-------- Dataset section
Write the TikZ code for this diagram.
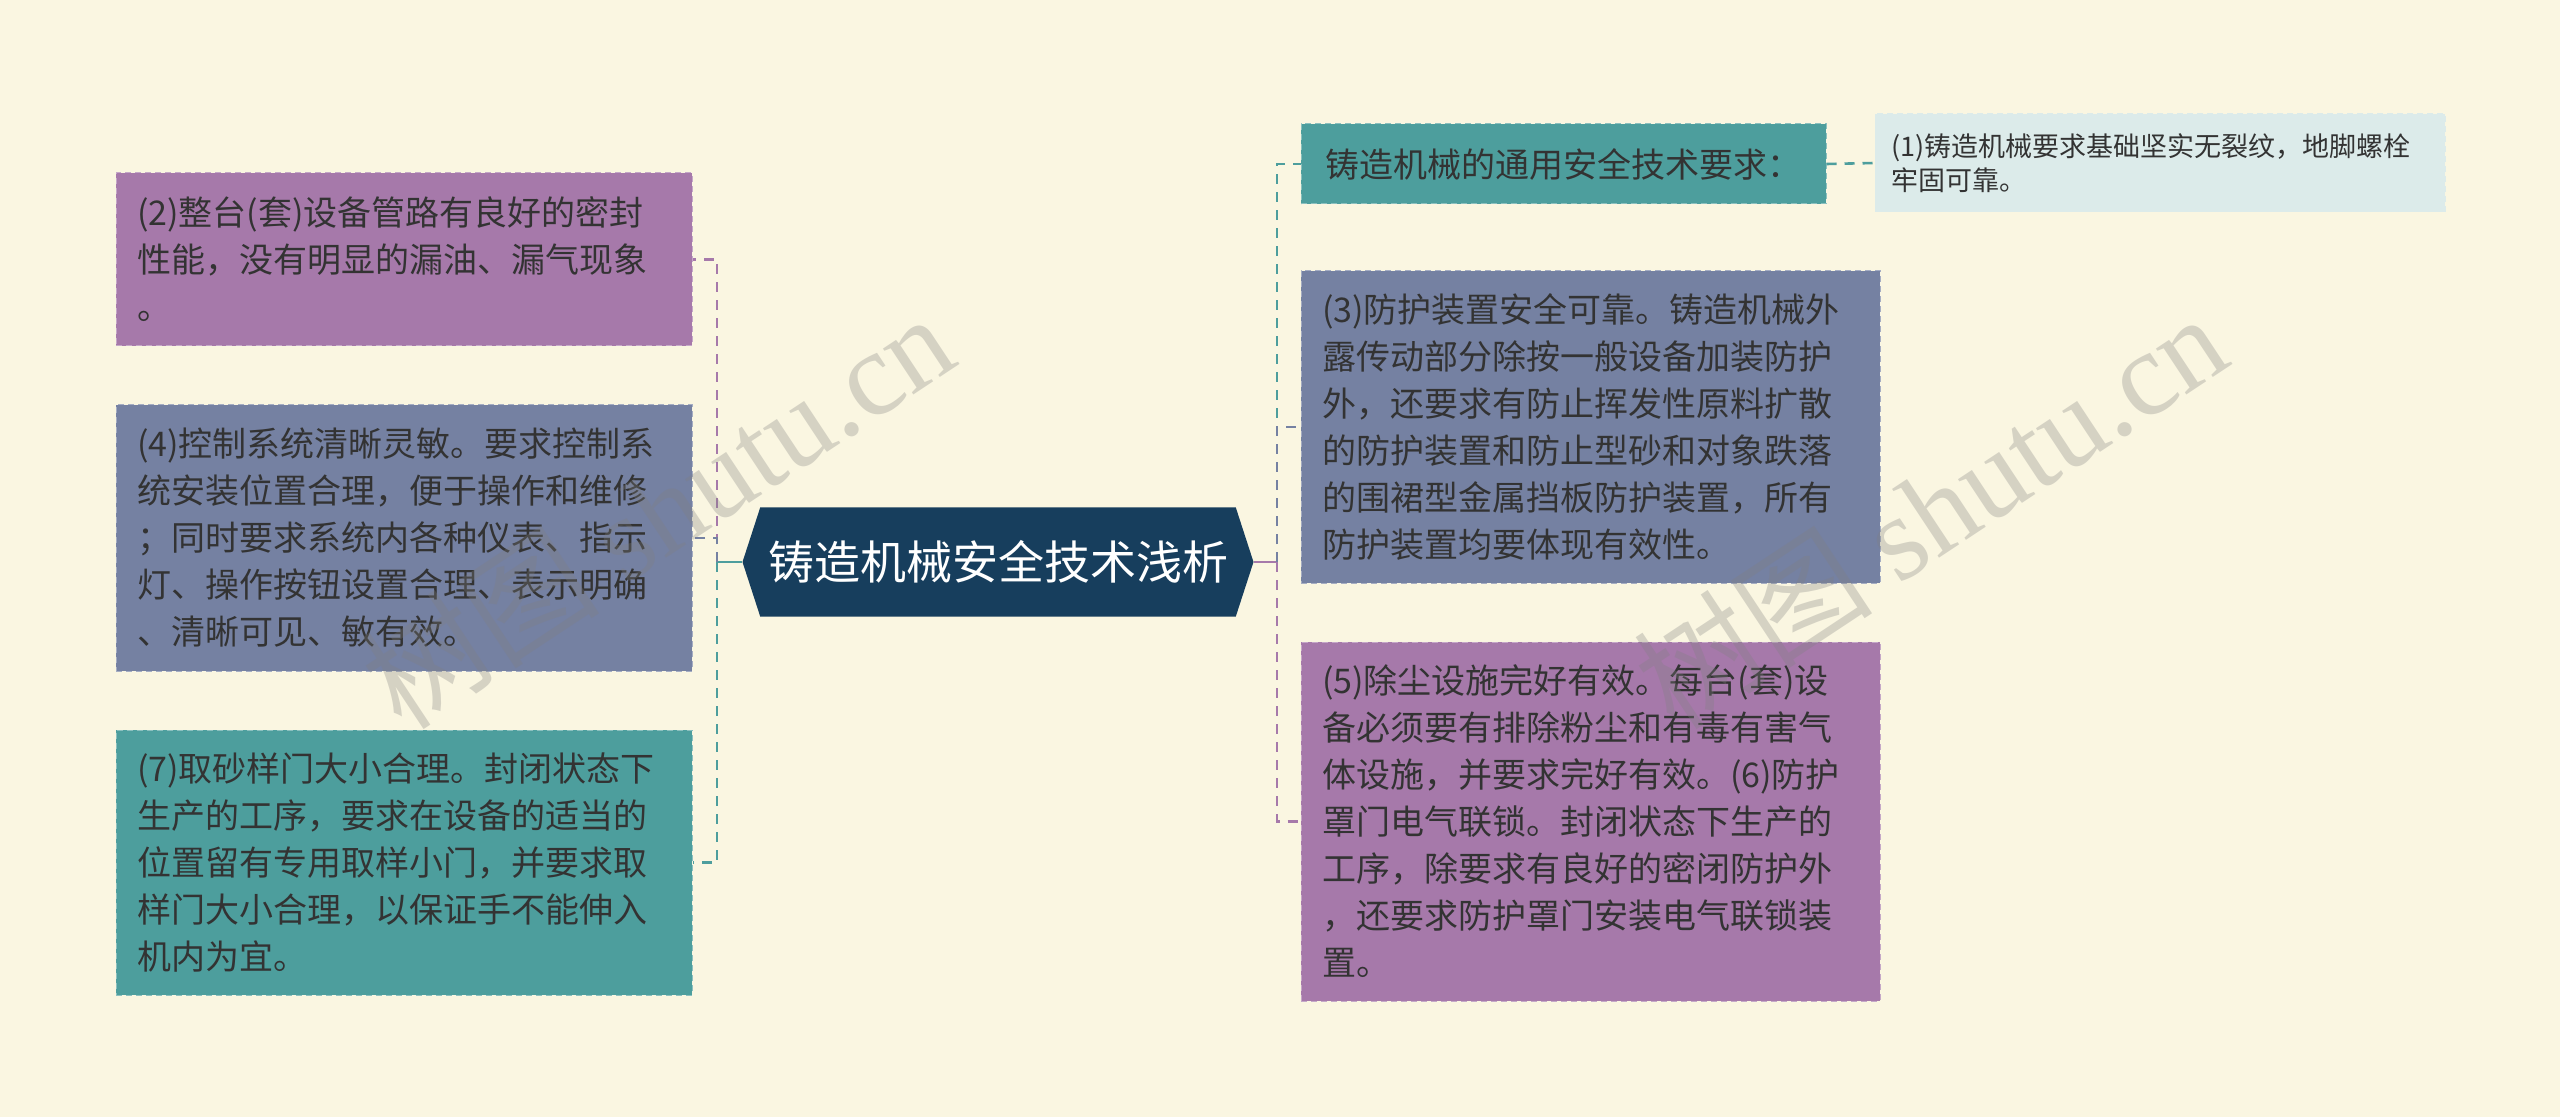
\documentclass[tikz,border=0pt]{standalone}
\usepackage{fontspec}
\setmainfont{Noto Sans CJK SC}
\newfontfamily\wmfont{Liberation Serif}
\usetikzlibrary{shapes.symbols}

\definecolor{bgcream}{HTML}{FAF6E1}
\definecolor{titleblue}{HTML}{173E5D}
\definecolor{mauve}{HTML}{A679AA}
\definecolor{slate}{HTML}{7581A2}
\definecolor{teal}{HTML}{4D9E9D}
\definecolor{paleblue}{HTML}{DCEBEA}
\definecolor{textgray}{HTML}{333333}

\tikzset{
  title/.style={signal, signal to=west and east, signal pointer angle=144,
    fill=titleblue, text=white, font=\fontsize{23}{28}\selectfont,
    minimum width=255.5pt, minimum height=54.5pt, inner sep=0pt},
  box/.style={rectangle, inner xsep=10.5pt, inner ysep=0pt, text=textgray,
    font=\fontsize{17}{23.5}\selectfont, align=left,
    draw=#1!65!white, fill=#1, line width=0.5pt, dash pattern=on 3pt off 2pt},
  leftbox/.style={box=#1, text width=267pt},
  rightbox/.style={box=#1, text width=268.5pt},
  conn/.style={line width=1.3pt, dash pattern=on 5pt off 4pt},
  stub/.style={line width=1.3pt},
  wm/.style={text=gray, opacity=0.3, font=\fontsize{60}{60}\selectfont, rotate=33.5}
}

\begin{document}
\begin{tikzpicture}[x=0.5pt, y=-0.5pt]
	\fill[bgcream] (0,0) rectangle (2560,1117);
	\useasboundingbox (0,0) rectangle (2560,1117);

	\node[title] (root) at (998, 562) {铸造机械安全技术浅析};

	\node[leftbox=mauve, minimum height=86.5pt] (b2) at (404, 259.5)
		{(2)整台(套)设备管路有良好的密封\\性能，没有明显的漏油、漏气现象\\。};
	\node[leftbox=slate, minimum height=133pt] (b4) at (404, 538)
		{(4)控制系统清晰灵敏。要求控制系\\统安装位置合理，便于操作和维修\\；同时要求系统内各种仪表、指示\\灯、操作按钮设置合理、表示明确\\、清晰可见、敏有效。};
	\node[leftbox=teal, minimum height=132.5pt] (b7) at (404, 862.5)
		{(7)取砂样门大小合理。封闭状态下\\生产的工序，要求在设备的适当的\\位置留有专用取样小门，并要求取\\样门大小合理，以保证手不能伸入\\机内为宜。};

	\node[box=teal, minimum width=262.5pt, minimum height=40pt] (b1h) at (1563.5, 164)
		{铸造机械的通用安全技术要求：};
	\node[box=paleblue, draw=paleblue, text width=269pt, inner xsep=8pt,
		font=\fontsize{13.5}{17}\selectfont, minimum height=49pt] (b1) at (2160, 163)
		{(1)铸造机械要求基础坚实无裂纹，地脚螺栓\\牢固可靠。};
	\node[rightbox=slate, minimum height=156pt] (b3) at (1590.5, 427)
		{(3)防护装置安全可靠。铸造机械外\\露传动部分除按一般设备加装防护\\外，还要求有防止挥发性原料扩散\\的防护装置和防止型砂和对象跌落\\的围裙型金属挡板防护装置，所有\\防护装置均要体现有效性。};
	\node[rightbox=mauve, minimum height=179.5pt] (b5) at (1590.5, 821.5)
		{(5)除尘设施完好有效。每台(套)设\\备必须要有排除粉尘和有毒有害气\\体设施，并要求完好有效。(6)防护\\罩门电气联锁。封闭状态下生产的\\工序，除要求有良好的密闭防护外\\，还要求防护罩门安装电气联锁装\\置。};

	\coordinate (lj) at (717, 562);
	\coordinate (rj) at (1277, 562);

	\draw[stub, teal] (root.west) -- (lj);
	\draw[stub, mauve] (root.east) -- (rj);

	\draw[conn, mauve] (lj) |- (b2.east);
	\draw[conn, slate] (lj) |- (b4.east);
	\draw[conn, teal] (lj) |- (b7.east);

	\draw[conn, teal] (rj) |- (b1h.west);
	\draw[conn, slate] (rj) |- (b3.west);
	\draw[conn, mauve] (rj) |- (b5.west);
	\draw[conn, teal] (b1h.east) -- (b1.west);

	\node[wm] (wmleft) at (657, 510) {树图 {\wmfont shutu.cn}};
	\node[wm] (wmright) at (1930, 510) {树图 {\wmfont shutu.cn}};
\end{tikzpicture}
\end{document}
----------------
**Exercise aim**:
Repeat the material above word for word, please, apart from its images.

**Exercise response**:
Write the TikZ code for this diagram.
\documentclass[tikz,border=0pt]{standalone}
\usepackage{fontspec}
\setmainfont{Noto Sans CJK SC}
\newfontfamily\wmfont{Liberation Serif}
\usetikzlibrary{shapes.symbols}

\definecolor{bgcream}{HTML}{FAF6E1}
\definecolor{titleblue}{HTML}{173E5D}
\definecolor{mauve}{HTML}{A679AA}
\definecolor{slate}{HTML}{7581A2}
\definecolor{teal}{HTML}{4D9E9D}
\definecolor{paleblue}{HTML}{DCEBEA}
\definecolor{textgray}{HTML}{333333}

\tikzset{
  title/.style={signal, signal to=west and east, signal pointer angle=144,
    fill=titleblue, text=white, font=\fontsize{23}{28}\selectfont,
    minimum width=255.5pt, minimum height=54.5pt, inner sep=0pt},
  box/.style={rectangle, inner xsep=10.5pt, inner ysep=0pt, text=textgray,
    font=\fontsize{17}{23.5}\selectfont, align=left,
    draw=#1!65!white, fill=#1, line width=0.5pt, dash pattern=on 3pt off 2pt},
  leftbox/.style={box=#1, text width=267pt},
  rightbox/.style={box=#1, text width=268.5pt},
  conn/.style={line width=1.3pt, dash pattern=on 5pt off 4pt},
  stub/.style={line width=1.3pt},
  wm/.style={text=gray, opacity=0.3, font=\fontsize{60}{60}\selectfont, rotate=33.5}
}

\begin{document}
\begin{tikzpicture}[x=0.5pt, y=-0.5pt]
	\fill[bgcream] (0,0) rectangle (2560,1117);
	\useasboundingbox (0,0) rectangle (2560,1117);

	\node[title] (root) at (998, 562) {铸造机械安全技术浅析};

	\node[leftbox=mauve, minimum height=86.5pt] (b2) at (404, 259.5)
		{(2)整台(套)设备管路有良好的密封\\性能，没有明显的漏油、漏气现象\\。};
	\node[leftbox=slate, minimum height=133pt] (b4) at (404, 538)
		{(4)控制系统清晰灵敏。要求控制系\\统安装位置合理，便于操作和维修\\；同时要求系统内各种仪表、指示\\灯、操作按钮设置合理、表示明确\\、清晰可见、敏有效。};
	\node[leftbox=teal, minimum height=132.5pt] (b7) at (404, 862.5)
		{(7)取砂样门大小合理。封闭状态下\\生产的工序，要求在设备的适当的\\位置留有专用取样小门，并要求取\\样门大小合理，以保证手不能伸入\\机内为宜。};

	\node[box=teal, minimum width=262.5pt, minimum height=40pt] (b1h) at (1563.5, 164)
		{铸造机械的通用安全技术要求：};
	\node[box=paleblue, draw=paleblue, text width=269pt, inner xsep=8pt,
		font=\fontsize{13.5}{17}\selectfont, minimum height=49pt] (b1) at (2160, 163)
		{(1)铸造机械要求基础坚实无裂纹，地脚螺栓\\牢固可靠。};
	\node[rightbox=slate, minimum height=156pt] (b3) at (1590.5, 427)
		{(3)防护装置安全可靠。铸造机械外\\露传动部分除按一般设备加装防护\\外，还要求有防止挥发性原料扩散\\的防护装置和防止型砂和对象跌落\\的围裙型金属挡板防护装置，所有\\防护装置均要体现有效性。};
	\node[rightbox=mauve, minimum height=179.5pt] (b5) at (1590.5, 821.5)
		{(5)除尘设施完好有效。每台(套)设\\备必须要有排除粉尘和有毒有害气\\体设施，并要求完好有效。(6)防护\\罩门电气联锁。封闭状态下生产的\\工序，除要求有良好的密闭防护外\\，还要求防护罩门安装电气联锁装\\置。};

	\coordinate (lj) at (717, 562);
	\coordinate (rj) at (1277, 562);

	\draw[stub, teal] (root.west) -- (lj);
	\draw[stub, mauve] (root.east) -- (rj);

	\draw[conn, mauve] (lj) |- (b2.east);
	\draw[conn, slate] (lj) |- (b4.east);
	\draw[conn, teal] (lj) |- (b7.east);

	\draw[conn, teal] (rj) |- (b1h.west);
	\draw[conn, slate] (rj) |- (b3.west);
	\draw[conn, mauve] (rj) |- (b5.west);
	\draw[conn, teal] (b1h.east) -- (b1.west);

	\node[wm] (wmleft) at (657, 510) {树图 {\wmfont shutu.cn}};
	\node[wm] (wmright) at (1930, 510) {树图 {\wmfont shutu.cn}};
\end{tikzpicture}
\end{document}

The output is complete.